### GOAL OF THE EXERCISE
Start at the line containing "What matplotlib code" and stop at the line containing "plt.rcParams['font.family'] = ['Lato', 'DejaVu"; copy those lines exactly, both ends included, and no others.

### DATA SHOWN
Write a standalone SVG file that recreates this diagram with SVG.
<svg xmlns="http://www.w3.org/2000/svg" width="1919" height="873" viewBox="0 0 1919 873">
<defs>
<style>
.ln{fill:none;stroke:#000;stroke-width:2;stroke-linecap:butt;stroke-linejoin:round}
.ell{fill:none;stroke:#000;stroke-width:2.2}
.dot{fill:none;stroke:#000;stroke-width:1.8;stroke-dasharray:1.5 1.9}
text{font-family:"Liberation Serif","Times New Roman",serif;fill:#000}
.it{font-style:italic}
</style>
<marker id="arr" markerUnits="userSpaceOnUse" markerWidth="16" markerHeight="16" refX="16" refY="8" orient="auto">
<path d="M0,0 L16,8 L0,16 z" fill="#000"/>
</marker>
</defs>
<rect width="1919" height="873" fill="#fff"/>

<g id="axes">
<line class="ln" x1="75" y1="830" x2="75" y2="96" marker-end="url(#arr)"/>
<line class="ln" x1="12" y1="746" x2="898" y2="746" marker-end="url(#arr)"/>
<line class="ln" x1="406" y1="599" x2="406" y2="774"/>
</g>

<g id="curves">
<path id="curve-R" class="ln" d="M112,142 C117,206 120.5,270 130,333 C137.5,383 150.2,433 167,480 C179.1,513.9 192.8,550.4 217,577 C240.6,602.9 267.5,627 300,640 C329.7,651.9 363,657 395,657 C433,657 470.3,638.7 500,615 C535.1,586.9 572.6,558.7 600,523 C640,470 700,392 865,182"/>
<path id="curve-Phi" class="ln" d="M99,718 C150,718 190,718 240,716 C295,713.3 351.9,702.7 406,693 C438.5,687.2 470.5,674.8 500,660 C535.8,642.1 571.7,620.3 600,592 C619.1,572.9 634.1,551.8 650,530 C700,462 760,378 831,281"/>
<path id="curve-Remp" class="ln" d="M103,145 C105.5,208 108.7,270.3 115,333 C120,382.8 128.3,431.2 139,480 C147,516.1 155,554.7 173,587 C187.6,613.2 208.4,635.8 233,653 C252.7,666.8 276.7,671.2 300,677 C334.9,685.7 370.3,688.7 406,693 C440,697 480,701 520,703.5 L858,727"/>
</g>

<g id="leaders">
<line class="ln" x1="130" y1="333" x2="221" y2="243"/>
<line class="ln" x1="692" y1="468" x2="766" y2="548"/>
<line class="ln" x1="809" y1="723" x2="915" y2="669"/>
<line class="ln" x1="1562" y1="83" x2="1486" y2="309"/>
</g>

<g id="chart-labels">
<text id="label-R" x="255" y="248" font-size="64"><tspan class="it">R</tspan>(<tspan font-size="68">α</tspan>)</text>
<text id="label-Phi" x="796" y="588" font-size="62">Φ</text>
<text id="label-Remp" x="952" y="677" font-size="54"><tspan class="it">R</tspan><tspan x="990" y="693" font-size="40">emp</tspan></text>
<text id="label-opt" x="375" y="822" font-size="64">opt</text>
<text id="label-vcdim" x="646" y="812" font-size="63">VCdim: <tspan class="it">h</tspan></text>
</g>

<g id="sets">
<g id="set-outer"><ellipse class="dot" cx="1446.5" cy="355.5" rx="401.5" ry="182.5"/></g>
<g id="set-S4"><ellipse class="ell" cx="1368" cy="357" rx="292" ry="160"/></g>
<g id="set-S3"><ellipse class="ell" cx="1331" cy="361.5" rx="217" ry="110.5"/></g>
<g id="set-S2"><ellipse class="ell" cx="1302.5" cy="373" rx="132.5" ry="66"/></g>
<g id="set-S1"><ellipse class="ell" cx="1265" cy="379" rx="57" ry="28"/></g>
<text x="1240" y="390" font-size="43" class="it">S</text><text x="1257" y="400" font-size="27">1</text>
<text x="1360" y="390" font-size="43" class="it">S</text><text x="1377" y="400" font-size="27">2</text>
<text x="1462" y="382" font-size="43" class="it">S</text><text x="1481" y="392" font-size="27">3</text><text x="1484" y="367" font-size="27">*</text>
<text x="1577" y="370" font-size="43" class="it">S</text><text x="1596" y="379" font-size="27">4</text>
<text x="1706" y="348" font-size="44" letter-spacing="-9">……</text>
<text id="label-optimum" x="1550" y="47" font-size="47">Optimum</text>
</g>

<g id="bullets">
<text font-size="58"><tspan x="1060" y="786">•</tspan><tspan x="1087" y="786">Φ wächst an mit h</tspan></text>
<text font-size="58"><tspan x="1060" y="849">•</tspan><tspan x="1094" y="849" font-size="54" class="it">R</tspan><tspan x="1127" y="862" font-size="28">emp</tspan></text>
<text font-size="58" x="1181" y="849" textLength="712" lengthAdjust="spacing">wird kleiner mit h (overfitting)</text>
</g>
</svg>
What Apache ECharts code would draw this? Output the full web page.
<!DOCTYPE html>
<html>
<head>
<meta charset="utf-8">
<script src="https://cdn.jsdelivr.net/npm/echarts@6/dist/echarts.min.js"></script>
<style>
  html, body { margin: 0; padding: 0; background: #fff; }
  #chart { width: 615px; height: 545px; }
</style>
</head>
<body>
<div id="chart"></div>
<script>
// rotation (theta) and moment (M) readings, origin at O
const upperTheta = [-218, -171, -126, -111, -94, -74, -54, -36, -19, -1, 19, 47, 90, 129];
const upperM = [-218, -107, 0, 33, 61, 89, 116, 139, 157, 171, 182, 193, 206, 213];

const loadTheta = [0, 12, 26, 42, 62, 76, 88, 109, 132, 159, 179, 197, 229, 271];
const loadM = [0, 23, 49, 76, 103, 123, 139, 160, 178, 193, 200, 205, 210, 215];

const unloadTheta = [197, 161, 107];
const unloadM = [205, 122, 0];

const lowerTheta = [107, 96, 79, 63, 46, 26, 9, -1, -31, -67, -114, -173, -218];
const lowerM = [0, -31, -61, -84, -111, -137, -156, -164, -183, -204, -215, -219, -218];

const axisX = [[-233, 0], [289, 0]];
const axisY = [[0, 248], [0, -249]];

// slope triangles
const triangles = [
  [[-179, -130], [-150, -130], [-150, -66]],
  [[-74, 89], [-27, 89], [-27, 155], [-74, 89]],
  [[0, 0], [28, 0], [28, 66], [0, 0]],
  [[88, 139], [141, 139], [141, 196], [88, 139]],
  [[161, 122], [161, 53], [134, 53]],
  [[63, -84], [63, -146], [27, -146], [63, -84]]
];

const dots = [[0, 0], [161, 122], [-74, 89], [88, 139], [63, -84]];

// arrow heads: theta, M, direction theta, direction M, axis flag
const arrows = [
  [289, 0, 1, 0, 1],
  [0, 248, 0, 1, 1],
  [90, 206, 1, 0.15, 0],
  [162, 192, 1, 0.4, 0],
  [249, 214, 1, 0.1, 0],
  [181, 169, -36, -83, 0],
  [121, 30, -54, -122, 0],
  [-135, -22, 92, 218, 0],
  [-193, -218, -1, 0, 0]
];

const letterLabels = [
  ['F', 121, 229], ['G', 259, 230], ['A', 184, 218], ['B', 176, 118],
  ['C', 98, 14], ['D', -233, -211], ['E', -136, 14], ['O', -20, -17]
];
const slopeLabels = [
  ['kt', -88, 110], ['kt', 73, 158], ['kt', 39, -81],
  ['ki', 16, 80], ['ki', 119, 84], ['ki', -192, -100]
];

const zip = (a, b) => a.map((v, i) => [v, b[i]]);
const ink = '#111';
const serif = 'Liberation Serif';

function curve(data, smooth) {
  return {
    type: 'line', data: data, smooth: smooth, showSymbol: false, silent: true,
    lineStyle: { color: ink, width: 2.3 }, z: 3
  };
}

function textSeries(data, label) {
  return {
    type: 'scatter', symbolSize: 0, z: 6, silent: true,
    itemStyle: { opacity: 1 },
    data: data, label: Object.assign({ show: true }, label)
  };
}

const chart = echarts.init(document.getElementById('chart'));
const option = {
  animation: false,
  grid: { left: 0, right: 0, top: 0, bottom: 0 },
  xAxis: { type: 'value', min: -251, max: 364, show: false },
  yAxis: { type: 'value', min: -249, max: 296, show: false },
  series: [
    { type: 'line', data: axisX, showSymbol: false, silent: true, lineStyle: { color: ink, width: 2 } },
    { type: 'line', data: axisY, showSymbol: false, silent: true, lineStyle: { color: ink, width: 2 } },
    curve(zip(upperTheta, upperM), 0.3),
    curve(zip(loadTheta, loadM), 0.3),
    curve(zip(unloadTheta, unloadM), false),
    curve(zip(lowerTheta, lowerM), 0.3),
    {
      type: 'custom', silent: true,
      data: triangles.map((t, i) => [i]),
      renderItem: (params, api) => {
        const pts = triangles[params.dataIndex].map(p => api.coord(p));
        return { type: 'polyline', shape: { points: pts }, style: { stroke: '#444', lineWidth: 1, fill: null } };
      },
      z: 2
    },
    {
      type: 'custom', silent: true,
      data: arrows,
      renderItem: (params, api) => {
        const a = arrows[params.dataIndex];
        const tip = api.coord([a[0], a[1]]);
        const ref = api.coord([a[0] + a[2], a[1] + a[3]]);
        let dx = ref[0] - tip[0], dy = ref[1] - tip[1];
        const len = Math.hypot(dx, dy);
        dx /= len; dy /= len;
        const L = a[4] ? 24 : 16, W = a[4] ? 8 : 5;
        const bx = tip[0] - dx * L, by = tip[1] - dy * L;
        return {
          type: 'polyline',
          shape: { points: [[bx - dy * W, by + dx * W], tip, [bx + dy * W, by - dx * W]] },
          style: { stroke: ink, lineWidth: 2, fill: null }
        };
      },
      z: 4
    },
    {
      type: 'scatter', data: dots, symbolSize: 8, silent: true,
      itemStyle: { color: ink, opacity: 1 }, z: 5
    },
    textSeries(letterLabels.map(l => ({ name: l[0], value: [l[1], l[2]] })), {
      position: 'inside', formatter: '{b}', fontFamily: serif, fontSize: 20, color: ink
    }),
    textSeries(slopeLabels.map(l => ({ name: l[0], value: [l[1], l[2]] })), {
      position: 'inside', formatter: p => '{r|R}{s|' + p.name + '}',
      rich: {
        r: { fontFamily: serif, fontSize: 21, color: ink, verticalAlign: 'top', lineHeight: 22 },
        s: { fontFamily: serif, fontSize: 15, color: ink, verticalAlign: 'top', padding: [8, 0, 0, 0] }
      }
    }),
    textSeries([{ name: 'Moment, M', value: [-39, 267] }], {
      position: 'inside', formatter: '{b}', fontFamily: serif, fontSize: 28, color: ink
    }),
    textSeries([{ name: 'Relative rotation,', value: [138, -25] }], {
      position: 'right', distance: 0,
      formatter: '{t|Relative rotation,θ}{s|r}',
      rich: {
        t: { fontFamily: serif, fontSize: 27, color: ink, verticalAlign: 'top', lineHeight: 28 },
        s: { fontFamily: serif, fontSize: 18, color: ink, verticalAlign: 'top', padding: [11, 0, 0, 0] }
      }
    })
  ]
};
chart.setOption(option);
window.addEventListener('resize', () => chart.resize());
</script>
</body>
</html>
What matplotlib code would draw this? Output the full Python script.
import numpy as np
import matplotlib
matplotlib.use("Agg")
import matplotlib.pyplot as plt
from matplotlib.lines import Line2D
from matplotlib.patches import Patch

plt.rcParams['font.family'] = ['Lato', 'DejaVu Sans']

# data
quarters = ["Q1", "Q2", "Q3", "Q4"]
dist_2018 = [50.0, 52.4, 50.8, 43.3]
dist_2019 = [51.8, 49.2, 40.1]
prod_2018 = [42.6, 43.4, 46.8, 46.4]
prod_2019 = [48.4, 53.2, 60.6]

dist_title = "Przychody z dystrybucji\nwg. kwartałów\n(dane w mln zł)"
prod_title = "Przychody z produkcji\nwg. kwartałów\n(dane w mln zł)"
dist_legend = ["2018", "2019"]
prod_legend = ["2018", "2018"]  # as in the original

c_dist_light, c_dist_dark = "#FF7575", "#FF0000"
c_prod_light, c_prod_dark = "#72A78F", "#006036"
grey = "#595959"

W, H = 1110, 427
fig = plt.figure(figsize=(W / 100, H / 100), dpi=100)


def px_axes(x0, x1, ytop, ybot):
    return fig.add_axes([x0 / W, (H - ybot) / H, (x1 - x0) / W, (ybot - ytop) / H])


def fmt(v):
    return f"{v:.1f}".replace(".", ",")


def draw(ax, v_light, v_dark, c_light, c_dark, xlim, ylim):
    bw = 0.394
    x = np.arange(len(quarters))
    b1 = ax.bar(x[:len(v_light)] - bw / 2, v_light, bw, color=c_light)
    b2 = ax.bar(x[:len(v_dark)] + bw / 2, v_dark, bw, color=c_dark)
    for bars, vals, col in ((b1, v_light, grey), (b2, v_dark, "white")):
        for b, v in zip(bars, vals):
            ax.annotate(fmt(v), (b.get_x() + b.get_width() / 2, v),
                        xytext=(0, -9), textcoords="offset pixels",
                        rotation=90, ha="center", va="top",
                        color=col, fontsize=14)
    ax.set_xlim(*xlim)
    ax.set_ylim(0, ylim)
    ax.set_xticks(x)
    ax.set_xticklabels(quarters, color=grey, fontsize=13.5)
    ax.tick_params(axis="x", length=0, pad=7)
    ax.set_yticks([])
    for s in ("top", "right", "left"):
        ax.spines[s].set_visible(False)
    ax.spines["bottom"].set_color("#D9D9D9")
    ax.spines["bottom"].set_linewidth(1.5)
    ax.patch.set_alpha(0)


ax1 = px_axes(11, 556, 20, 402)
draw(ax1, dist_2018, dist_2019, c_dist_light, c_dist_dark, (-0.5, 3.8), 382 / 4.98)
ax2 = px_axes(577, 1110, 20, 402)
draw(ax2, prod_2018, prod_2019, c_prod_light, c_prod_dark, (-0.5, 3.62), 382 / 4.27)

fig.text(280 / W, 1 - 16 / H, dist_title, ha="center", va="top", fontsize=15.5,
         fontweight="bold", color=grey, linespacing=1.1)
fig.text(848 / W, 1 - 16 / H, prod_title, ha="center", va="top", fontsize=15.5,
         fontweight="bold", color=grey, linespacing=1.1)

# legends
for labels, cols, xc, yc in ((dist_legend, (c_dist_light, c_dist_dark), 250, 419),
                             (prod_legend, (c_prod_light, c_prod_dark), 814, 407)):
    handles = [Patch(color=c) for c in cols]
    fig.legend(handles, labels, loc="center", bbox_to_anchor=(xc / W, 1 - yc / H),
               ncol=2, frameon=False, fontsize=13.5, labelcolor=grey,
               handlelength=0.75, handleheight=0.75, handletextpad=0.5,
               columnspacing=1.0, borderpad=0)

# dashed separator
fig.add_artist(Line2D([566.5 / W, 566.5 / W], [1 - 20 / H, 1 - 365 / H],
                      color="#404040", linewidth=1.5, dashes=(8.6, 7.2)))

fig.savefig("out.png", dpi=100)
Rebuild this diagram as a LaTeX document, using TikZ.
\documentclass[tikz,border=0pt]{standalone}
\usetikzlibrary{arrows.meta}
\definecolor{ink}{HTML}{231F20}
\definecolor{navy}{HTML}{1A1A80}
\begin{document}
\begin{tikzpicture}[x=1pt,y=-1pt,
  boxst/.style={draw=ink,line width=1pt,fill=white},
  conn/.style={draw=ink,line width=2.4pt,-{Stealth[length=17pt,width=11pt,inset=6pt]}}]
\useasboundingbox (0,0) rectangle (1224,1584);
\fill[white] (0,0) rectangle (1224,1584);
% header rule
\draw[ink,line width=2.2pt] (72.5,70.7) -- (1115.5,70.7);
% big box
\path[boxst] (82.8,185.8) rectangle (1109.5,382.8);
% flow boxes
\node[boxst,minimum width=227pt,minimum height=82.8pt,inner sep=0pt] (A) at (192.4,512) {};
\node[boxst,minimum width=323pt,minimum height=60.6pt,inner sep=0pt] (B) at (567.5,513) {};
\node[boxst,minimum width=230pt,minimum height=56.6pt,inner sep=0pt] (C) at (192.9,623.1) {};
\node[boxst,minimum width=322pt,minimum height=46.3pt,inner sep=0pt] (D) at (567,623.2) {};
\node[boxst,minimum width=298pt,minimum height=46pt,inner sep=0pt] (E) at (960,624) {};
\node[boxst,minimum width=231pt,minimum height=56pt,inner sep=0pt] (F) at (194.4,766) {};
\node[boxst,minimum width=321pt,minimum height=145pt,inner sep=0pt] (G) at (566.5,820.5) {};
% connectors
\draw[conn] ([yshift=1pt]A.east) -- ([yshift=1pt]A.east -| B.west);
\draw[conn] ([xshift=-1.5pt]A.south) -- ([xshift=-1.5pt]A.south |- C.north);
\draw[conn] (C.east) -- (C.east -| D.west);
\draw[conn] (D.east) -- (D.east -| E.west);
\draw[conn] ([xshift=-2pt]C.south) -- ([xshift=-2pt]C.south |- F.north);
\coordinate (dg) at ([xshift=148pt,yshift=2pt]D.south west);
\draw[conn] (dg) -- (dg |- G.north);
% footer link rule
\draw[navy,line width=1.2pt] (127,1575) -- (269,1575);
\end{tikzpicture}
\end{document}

### ANSWER BELOW
What matplotlib code would draw this? Output the full Python script.
import numpy as np
import matplotlib
matplotlib.use("Agg")
import matplotlib.pyplot as plt
from matplotlib.lines import Line2D
from matplotlib.patches import Patch

plt.rcParams['font.family'] = ['Lato', 'DejaVu Sans']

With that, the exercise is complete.